_To be done_
Each line below should be retyped exactly, with no pictures.

_Dataset content_
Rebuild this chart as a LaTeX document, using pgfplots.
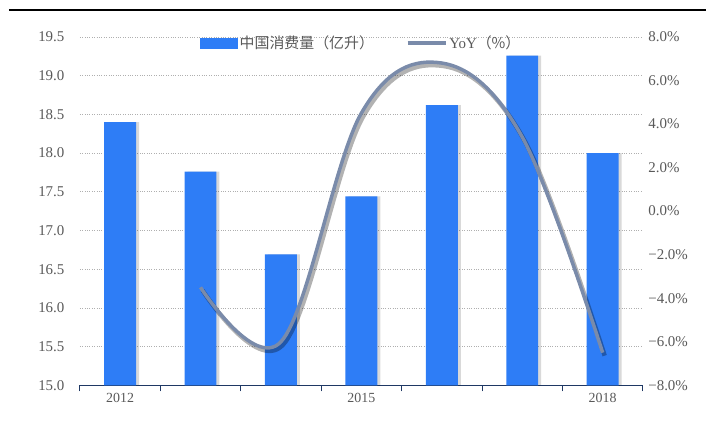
\documentclass[border=0pt]{standalone}
\usepackage{fontspec}
\setmainfont{Liberation Serif}
\newfontfamily\cjk{Noto Sans CJK SC}
\usepackage{pgfplots}
\pgfplotsset{compat=1.18}
\definecolor{barblue}{RGB}{46,125,246}
\definecolor{linegray}{RGB}{122,139,170}
\definecolor{ticklab}{RGB}{89,89,89}
\definecolor{axisnavy}{RGB}{31,56,100}
\definecolor{gridgray}{RGB}{175,175,175}
\begin{document}
\begin{tikzpicture}[x=1bp,y=1bp]
\path (0,0) rectangle (707,438);
\draw[line width=2.5bp] (9,428) -- (707,428);
\begin{axis}[
  at={(80bp,52bp)}, anchor=south west, scale only axis,
  width=564bp, height=349bp,
  xmin=-0.5, xmax=6.5, ymin=15, ymax=19.5,
  axis x line*=bottom, axis y line*=left,
  x axis line style={draw=axisnavy, line width=1.3bp, -},
  y axis line style={draw=none},
  xtick={-0.5,0.5,1.5,2.5,3.5,4.5,5.5,6.5}, xticklabels={},
  tick align=outside,
  major tick length=6bp,
  x tick style={draw=axisnavy, line width=1bp},
  extra x ticks={0,3,6}, extra x tick labels={2012,2015,2018},
  extra x tick style={major tick length=0pt, tick style={draw=none}},
  xticklabel style={font=\fontsize{14}{16}\selectfont, text=ticklab, yshift=-4bp},
  ytick={15,15.5,16,16.5,17,17.5,18,18.5,19,19.5},
  yticklabels={15.0,15.5,16.0,16.5,17.0,17.5,18.0,18.5,19.0,19.5},
  y tick style={draw=none},
  yticklabel style={font=\fontsize{15}{17}\selectfont, text=ticklab, xshift=-6bp},
  ymajorgrids, grid style={gridgray, dotted, line width=0.7bp},
  clip=false,
]
\addplot[ybar, bar width=32bp, bar shift=3bp, fill=black, opacity=0.15, draw=none]
  coordinates {(0,18.40)(1,17.76)(2,16.69)(3,17.44)(4,18.62)(5,19.26)(6,18.00)};
\addplot[ybar, bar width=32bp, bar shift=0pt, fill=barblue, draw=none]
  coordinates {(0,18.40)(1,17.76)(2,16.69)(3,17.44)(4,18.62)(5,19.26)(6,18.00)};
\end{axis}
\begin{axis}[
  at={(80bp,52bp)}, anchor=south west, scale only axis,
  width=564bp, height=349bp,
  xmin=-0.5, xmax=6.5, ymin=-8, ymax=8,
  hide x axis,
  axis y line*=right,
  y axis line style={draw=none},
  y tick style={draw=none},
  ytick={-8,-6,-4,-2,0,2,4,6,8},
  yticklabels={−8.0\%,−6.0\%,−4.0\%,−2.0\%,0.0\%,2.0\%,4.0\%,6.0\%,8.0\%},
  yticklabel style={font=\fontsize{15}{17}\selectfont, text=ticklab, xshift=2bp},
  legend columns=2,
  legend style={at={(0.5,1.015)}, anchor=north, draw=none, fill=none,
    font=\fontsize{15}{17}\selectfont, text=ticklab,
    /tikz/every even column/.append style={column sep=30bp}},
]
\addlegendimage{legend image code/.code={\fill[barblue] (0bp,-5bp) rectangle (37bp,5bp);}}
\addlegendentry{\cjk 中国消费量（亿升）}
\addplot[black, opacity=0.3, line width=4.5bp, smooth, tension=0.6, xshift=2bp, yshift=-3bp, forget plot]
  coordinates {(1,-3.5)(2,-6.0)(3,4.5)(4,6.8)(5,3.4)(6,-6.5)};
\addplot[linegray, line width=3.5bp, smooth, tension=0.6,
  legend image code/.code={\draw[linegray, line width=3.5bp] (0bp,0bp) -- (38bp,0bp);}]
  coordinates {(1,-3.5)(2,-6.0)(3,4.5)(4,6.8)(5,3.4)(6,-6.5)};
\addlegendentry{YoY{\cjk（\%）}}
\end{axis}
\end{tikzpicture}
\end{document}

_Output for this task_
Rebuild this chart as a LaTeX document, using pgfplots.
\documentclass[border=0pt]{standalone}
\usepackage{fontspec}
\setmainfont{Liberation Serif}
\newfontfamily\cjk{Noto Sans CJK SC}
\usepackage{pgfplots}
\pgfplotsset{compat=1.18}
\definecolor{barblue}{RGB}{46,125,246}
\definecolor{linegray}{RGB}{122,139,170}
\definecolor{ticklab}{RGB}{89,89,89}
\definecolor{axisnavy}{RGB}{31,56,100}
\definecolor{gridgray}{RGB}{175,175,175}
\begin{document}
\begin{tikzpicture}[x=1bp,y=1bp]
\path (0,0) rectangle (707,438);
\draw[line width=2.5bp] (9,428) -- (707,428);
\begin{axis}[
  at={(80bp,52bp)}, anchor=south west, scale only axis,
  width=564bp, height=349bp,
  xmin=-0.5, xmax=6.5, ymin=15, ymax=19.5,
  axis x line*=bottom, axis y line*=left,
  x axis line style={draw=axisnavy, line width=1.3bp, -},
  y axis line style={draw=none},
  xtick={-0.5,0.5,1.5,2.5,3.5,4.5,5.5,6.5}, xticklabels={},
  tick align=outside,
  major tick length=6bp,
  x tick style={draw=axisnavy, line width=1bp},
  extra x ticks={0,3,6}, extra x tick labels={2012,2015,2018},
  extra x tick style={major tick length=0pt, tick style={draw=none}},
  xticklabel style={font=\fontsize{14}{16}\selectfont, text=ticklab, yshift=-4bp},
  ytick={15,15.5,16,16.5,17,17.5,18,18.5,19,19.5},
  yticklabels={15.0,15.5,16.0,16.5,17.0,17.5,18.0,18.5,19.0,19.5},
  y tick style={draw=none},
  yticklabel style={font=\fontsize{15}{17}\selectfont, text=ticklab, xshift=-6bp},
  ymajorgrids, grid style={gridgray, dotted, line width=0.7bp},
  clip=false,
]
\addplot[ybar, bar width=32bp, bar shift=3bp, fill=black, opacity=0.15, draw=none]
  coordinates {(0,18.40)(1,17.76)(2,16.69)(3,17.44)(4,18.62)(5,19.26)(6,18.00)};
\addplot[ybar, bar width=32bp, bar shift=0pt, fill=barblue, draw=none]
  coordinates {(0,18.40)(1,17.76)(2,16.69)(3,17.44)(4,18.62)(5,19.26)(6,18.00)};
\end{axis}
\begin{axis}[
  at={(80bp,52bp)}, anchor=south west, scale only axis,
  width=564bp, height=349bp,
  xmin=-0.5, xmax=6.5, ymin=-8, ymax=8,
  hide x axis,
  axis y line*=right,
  y axis line style={draw=none},
  y tick style={draw=none},
  ytick={-8,-6,-4,-2,0,2,4,6,8},
  yticklabels={−8.0\%,−6.0\%,−4.0\%,−2.0\%,0.0\%,2.0\%,4.0\%,6.0\%,8.0\%},
  yticklabel style={font=\fontsize{15}{17}\selectfont, text=ticklab, xshift=2bp},
  legend columns=2,
  legend style={at={(0.5,1.015)}, anchor=north, draw=none, fill=none,
    font=\fontsize{15}{17}\selectfont, text=ticklab,
    /tikz/every even column/.append style={column sep=30bp}},
]
\addlegendimage{legend image code/.code={\fill[barblue] (0bp,-5bp) rectangle (37bp,5bp);}}
\addlegendentry{\cjk 中国消费量（亿升）}
\addplot[black, opacity=0.3, line width=4.5bp, smooth, tension=0.6, xshift=2bp, yshift=-3bp, forget plot]
  coordinates {(1,-3.5)(2,-6.0)(3,4.5)(4,6.8)(5,3.4)(6,-6.5)};
\addplot[linegray, line width=3.5bp, smooth, tension=0.6,
  legend image code/.code={\draw[linegray, line width=3.5bp] (0bp,0bp) -- (38bp,0bp);}]
  coordinates {(1,-3.5)(2,-6.0)(3,4.5)(4,6.8)(5,3.4)(6,-6.5)};
\addlegendentry{YoY{\cjk（\%）}}
\end{axis}
\end{tikzpicture}
\end{document}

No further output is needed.